More Saskatoon businesses pledging to pay living wage
City's living wage of $16.19/hour takes into account cost of food, shelter, cost of living
Louis Assant said it was the right thing to do.
Assant, the CEO of AODBT Architecture, has pledged to pay all of his employees a living wage. He said he often thinks about poverty reduction, and wants to make sure his workers have enough money to get by.
"At the end of the day, you want to have a happy staff," he told CBC Radio's Saskatoon Morning.
"And if you pay them fairly, they not only do good work, but they're putting their best foot forward."

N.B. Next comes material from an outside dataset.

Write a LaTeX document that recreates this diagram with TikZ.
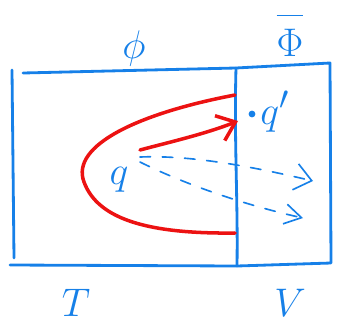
\documentclass[tikz,border=0pt]{standalone}
\usetikzlibrary{positioning,arrows.meta}
\definecolor{penblue}{RGB}{22,128,232}
\definecolor{penred}{RGB}{236,18,18}

\begin{document}
\begin{tikzpicture}[
  x=0.03cm, y=-0.03cm,
  ink/.style={penblue, line width=2.4pt, line cap=round, line join=round},
  redink/.style={penred, line width=3pt, line cap=round, line join=round},
  hint/.style={penblue, line width=1.4pt, line cap=round, dash pattern=on 9pt off 10pt},
  lbl/.style={penblue, inner sep=0pt, font=\Huge, scale=1.37, transform shape},
  chev/.style={-{Straight Barb[length=5mm, width=8mm]}},
  chevb/.style={-{Straight Barb[length=5mm, width=6mm]}}
]
\useasboundingbox (0,0) rectangle (337,330);

% corners of the region
\coordinate (nw) at (23,73);
\coordinate (nm) at (236,68);
\coordinate (ne) at (330,63);
\coordinate (se) at (331,263);
\coordinate (sm) at (237,266);
\coordinate (sw) at (10,265);

\draw[ink] (nw) -- (nm) -- (ne) -- (se) -- (sm) -- (sw);
\draw[ink] (12,70) -- (14,258);
\draw[ink] (nm) .. controls (234,140) and (238,200) .. (sm);

% labels
\node[lbl, anchor=base] (phi) at (134,58) {$\phi$};
\node[lbl, anchor=base] (phibar) at (290,56) {$\overline{\rule{0pt}{0.95em}\Phi}$};
\node[lbl, anchor=base] (tlab) at (76,316) {$T$};
\node[lbl, anchor=base] (vlab) at (290,316) {$V$};

% points
\node[lbl, anchor=base] (q) at (119,184) {$q$};
\fill[penblue] (252,114) circle (3.4) coordinate (qdot);
\node[lbl, anchor=base west] (qp) at (260,124) {$q'$};

% red region
\draw[redink] (235,95) .. controls (140,113) and (70,145) .. (84,182)
  .. controls (98,220) and (150,234) .. (235,233);
\coordinate (rs) at (140,150);
\coordinate (re) at (238,121);
\draw[redink, chev] (rs) .. controls (170,142) and (205,134) .. (re);

% dashed guesses
\coordinate (d1s) at (140,157);
\coordinate (d1e) at (313,181);
\coordinate (d2s) at (140,162);
\coordinate (d2e) at (303,218);
\draw[hint, chev] (d1s) .. controls (190,155) and (250,166) .. (d1e);
\draw[hint, chevb] (d2s) .. controls (180,182) and (240,204) .. (d2e);
\end{tikzpicture}
\end{document}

The living wage is a standard formula that takes basic costs into consideration, like food and shelter, for a family of four. In Saskatoon, that wage currently sits at $16.19/hour, about $5 more than the provincial minimum wage.
So far, eight businesses across the city have signed a pledge to pay all employees a living wage.
"I've been pleasantly surprised at how receptive people are," said Living Wage Saskatoon co-ordinator Cody Sharpe.
"The last employers that we had certify contacted me. They weren't folks that I had contacted."
The business case
Sharpe said there's a strong business case for paying employees based on a living wage.
"They're less absent, they'll take less sick time and that results in cost savings," he said.
"If you have employees leaving your business on a regular basis, then you can avoid that cost of rehiring, retraining and putting postings out there."
The living wage formula can grow or shrink depending on conditions in the area. The living wage shrank by around 50 cents this year, due to the expansion of the Canada Child Benefit.
Living Wage Saskatoon wants to expand the program and hopes to have 12 businesses pledge to pay a living wage by the end of the year.